Dr. Zillmer’s article is, I am affraid, also of no use. He says that dinosaurs must have lived quite recently as sometimes their bones still stick out of the soil or lie on it. This is as naive a statement as any I have seen and I do not know what to respond. Zillmer could read a book on geology which has chapters on faulting and erosion, for example, and he might see how silly such arguments are. But I assume he thinks geology is all bunk, as most of his article is concerned with rewriting it. Yes, there are dragon tales from the Middle Ages, but do they really prove dinosaur survival ?

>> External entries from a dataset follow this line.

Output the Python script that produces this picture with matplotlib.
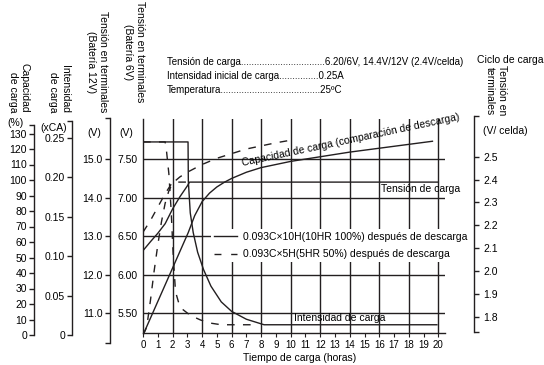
import matplotlib
matplotlib.use('Agg')
import matplotlib.pyplot as plt
from matplotlib.lines import Line2D

plt.rcParams['font.family'] = ['Liberation Sans', 'DejaVu Sans']
plt.rcParams['font.size'] = 7.5

INK = '#231f20'

# --- data ---
hours_ticks = list(range(0, 21))
grid_hours = list(range(2, 21, 2))
v12_ticks = [11.0, 12.0, 13.0, 14.0, 15.0]
cap_ticks = list(range(0, 131, 10))
ca_ticks = [0, 0.05, 0.10, 0.15, 0.20, 0.25]
cell_ticks = [1.8, 1.9, 2.0, 2.1, 2.2, 2.3, 2.4, 2.5]

# charge voltage (12V battery), 100% and 50% discharged
t_v100 = [0, 0.5, 1.0, 1.5, 2.0, 2.5, 3.0, 3.15, 20.0]
v_v100 = [12.62, 12.85, 13.07, 13.32, 13.70, 14.02, 14.30, 14.40, 14.40]
t_v50 = [0, 0.5, 1.0, 1.5, 2.0, 3.15]
v_v50 = [13.10, 13.40, 13.75, 14.10, 14.40, 14.40]

# charge current (xCA)
t_i100 = [0, 3.05, 3.07, 3.2, 3.4, 3.7, 4.1, 4.6, 5.3, 6.0, 7.0, 8.2, 19.9]
i_i100 = [0.245, 0.245, 0.195, 0.155, 0.13, 0.105, 0.083, 0.062, 0.042, 0.030, 0.020, 0.013, 0.013]
t_i50 = [0, 1.5, 1.6, 1.75, 1.9, 2.05, 2.2, 2.4, 2.65, 3.2, 3.9, 4.6, 5.3, 7.5]
i_i50 = [0.245, 0.245, 0.232, 0.205, 0.16, 0.10, 0.055, 0.042, 0.033, 0.025, 0.019, 0.015, 0.013, 0.013]

# charged capacity (%)
t_c100 = [0, 3.06, 3.5, 4, 4.5, 5, 5.5, 6, 7, 8, 10, 12, 14, 16, 18, 19.6]
c_c100 = [0, 66, 77, 86, 91.5, 95.5, 98.5, 101, 105, 108, 112, 115, 118, 120.5, 123, 125]
t_c50 = [0, 0.25, 0.5, 0.75, 1.0, 1.25, 1.5, 1.75, 2.0, 2.5, 3, 4, 5, 6, 7, 8, 9, 10.2]
c_c50 = [0, 5, 22, 41, 58, 73, 85, 93, 98, 102, 105, 110, 114, 117, 120, 122, 124, 126]

legend_labels = ['0.093C×10H(10HR 100%) después de descarga',
                 '0.093C×5H(5HR 50%) después de descarga']

W, H = 544, 365
PT = 72 / 100  # points per pixel at dpi=100
fig = plt.figure(figsize=(W / 100, H / 100), dpi=100)


def frect(x0, x1, ytop, ybot):
    return [x0 / W, 1 - ybot / H, (x1 - x0) / W, (ybot - ytop) / H]


def fx(px):
    return px / W


def fy(py):
    return 1 - py / H


DASH = (5.5, 6.0)
XMAX = 20.45

# main plot: hours vs 12V voltage
ax = fig.add_axes(frect(143, 445, 119, 333))
ax.set_xlim(0, XMAX)
ax.set_ylim(10.481, 16.039)
ax.patch.set_visible(False)
for s in ['top', 'right']:
    ax.spines[s].set_visible(False)
for s in ['left', 'bottom']:
    ax.spines[s].set_color(INK)
    ax.spines[s].set_linewidth(1.0)
ax.set_xticks(hours_ticks)
ax.tick_params(axis='x', direction='out', length=4 * PT, width=0.8, color=INK,
               labelsize=7, pad=2)
# 6V scale labels sit on the main left spine
ax.set_yticks(v12_ticks)
ax.yaxis.set_major_formatter(lambda v, p: f'{v / 2:.2f}')
ax.tick_params(axis='y', length=0, pad=5 * PT, labelsize=7.5)
for v in v12_ticks:
    ax.axhline(v, color=INK, lw=1.0)
for h in grid_hours:
    ax.axvline(h, color=INK, lw=1.0)
ax.plot(t_v100, v_v100, color=INK, lw=1.0)
ax.plot(t_v50, v_v50, color=INK, lw=1.0, dashes=DASH)


def scale_axes(rect, ylim, side, offset_px):
    a = fig.add_axes(rect)
    a.set_xlim(0, XMAX)
    a.set_ylim(*ylim)
    a.patch.set_visible(False)
    for s in a.spines:
        a.spines[s].set_visible(s == side)
    a.spines[side].set_color(INK)
    a.spines[side].set_linewidth(1.0)
    a.spines[side].set_position(('outward', offset_px * PT))
    a.xaxis.set_visible(False)
    if side == 'right':
        a.yaxis.tick_right()
    a.tick_params(axis='y', direction='out', length=5 * PT, width=1.0, color=INK,
                  labelsize=7.5, pad=1.5)
    return a


# capacity scale (%)
cap_top = (335 - 125) / 1.55
ax_cap = scale_axes(frect(143, 445, 125, 335), (0, cap_top), 'left', 143 - 34)
ax_cap.set_yticks(cap_ticks + [cap_top], [str(v) for v in cap_ticks] + [''])
ax_cap.plot(t_c100, c_c100, color=INK, lw=1.0)
ax_cap.plot(t_c50, c_c50, color=INK, lw=1.0, dashes=DASH)

# current scale (xCA)
ca_top = (335 - 121) / 788
ax_ca = scale_axes(frect(143, 445, 121, 335), (0, ca_top), 'left', 143 - 72)
ax_ca.set_yticks(ca_ticks + [ca_top],
                 ['0' if v == 0 else f'{v:.2f}' for v in ca_ticks] + [''])
ax_ca.plot(t_i100, i_i100, color=INK, lw=1.0)
ax_ca.plot(t_i50, i_i50, color=INK, lw=1.0, dashes=DASH)

# 12V terminal voltage scale
v12_lim = (10.221, 16.065)
ax_v12 = scale_axes(frect(143, 445, 118, 343), v12_lim, 'left', 143 - 110)
ax_v12.set_yticks(v12_ticks + list(v12_lim),
                  [f'{v:.1f}' for v in v12_ticks] + ['', ''])

# right scale, V per cell
cell_lim = (1.733, 2.678)
ax_r = scale_axes(frect(444, 474, 116, 332), cell_lim, 'right', 0)
ax_r.set_yticks(cell_ticks + list(cell_lim),
                [f'{v:.1f}' for v in cell_ticks] + ['', ''])
ax_r.tick_params(axis='y', pad=3)

# legend with white box over the grid
handles = [Line2D([], [], color=INK, lw=1.0),
           Line2D([], [], color=INK, lw=1.0, dashes=(5.0, 7.0))]
leg = fig.legend(handles, legend_labels, loc='upper left',
                 bbox_to_anchor=(fx(211), fy(229)), bbox_transform=fig.transFigure,
                 frameon=True, fancybox=False, framealpha=1, borderaxespad=0,
                 borderpad=0.25, handlelength=2.2, handletextpad=0.6,
                 labelspacing=0.75, fontsize=7.5)
leg.get_frame().set_edgecolor('none')
leg.get_frame().set_facecolor('white')

# axis titles
fig.text(fx(19), fy(113), 'Capacidad\nde carga', rotation=270, ha='center',
         va='bottom', multialignment='right')
fig.text(fx(59), fy(113), 'Intensidad\nde carga', rotation=270, ha='center',
         va='bottom', multialignment='right')
fig.text(fx(97), fy(62), 'Tensión en terminales\n(Batería 12V)', rotation=270,
         ha='center', va='center', multialignment='center')
fig.text(fx(134), fy(52), 'Tensión en terminales\n(Batería 6V)', rotation=270,
         ha='center', va='center', multialignment='center')
fig.text(fx(496), fy(115), 'Tensión en\nterminales', rotation=270, ha='center',
         va='bottom', multialignment='right')
fig.text(fx(477), fy(60), 'Ciclo de carga', ha='left', va='center')
fig.text(fx(483), fy(131), '(V/ celda)', ha='left', va='center')
fig.text(fx(16), fy(123), '(%)', ha='center', va='center')
fig.text(fx(54), fy(128), '(xCA)', ha='center', va='center')
fig.text(fx(94), fy(133), '(V)', ha='center', va='center')
fig.text(fx(126), fy(133), '(V)', ha='center', va='center')

# header
hdr = dict(ha='left', va='center', fontsize=7)
fig.text(fx(167), fy(62), 'Tensión de carga' + '.' * 32 + '6.20/6V, 14.4V/12V (2.4V/celda)', **hdr)
fig.text(fx(167), fy(76), 'Intensidad inicial de carga' + '.' * 15 + '0.25A', **hdr)
fig.text(fx(167), fy(90), 'Temperatura' + '.' * 38 + '25ºC', **hdr)

# in-plot labels
fig.text(fx(243), fy(166), 'Capacidad de carga (comparación de descarga)',
         rotation=12, rotation_mode='anchor', ha='left', va='baseline')
fig.text(fx(421), fy(189), 'Tensión de carga', ha='center', va='center')
fig.text(fx(340), fy(318), 'Intensidad de carga', ha='center', va='center')
fig.text(fx(300), fy(358), 'Tiempo de carga (horas)', ha='center', va='center')

fig.savefig('out.png', dpi=100)
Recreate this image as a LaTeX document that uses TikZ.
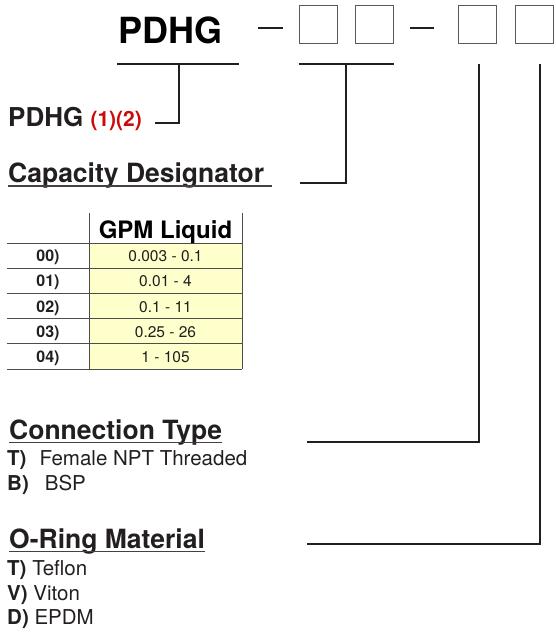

And what shall I make of his "discussion" of the Paluxy tracks ? He claims that palaeontologists ( and I ) say the Paluxy prints are fakes. He then disproves that they are fakes, which is quite easy, because they are not, as I had already pointed out. So he disproves me by affirming I was right. His arguments should consider the points I raised so I could really answer him, not some imaginary arguments I never made.

He does not do that, and so, as with Dr. Friedrich’s radical scepticism, there is no way I can actually respond to him. If I quote geological textbooks, Dr. Zillmer will say they are all wrong, and if I quote the result of palaeontological research, Dr. Friedrich will simply doubt it. There cannot be a discussion with people who use a priori assumptions without any evidence to back them and who misrepresent and misquote what I say.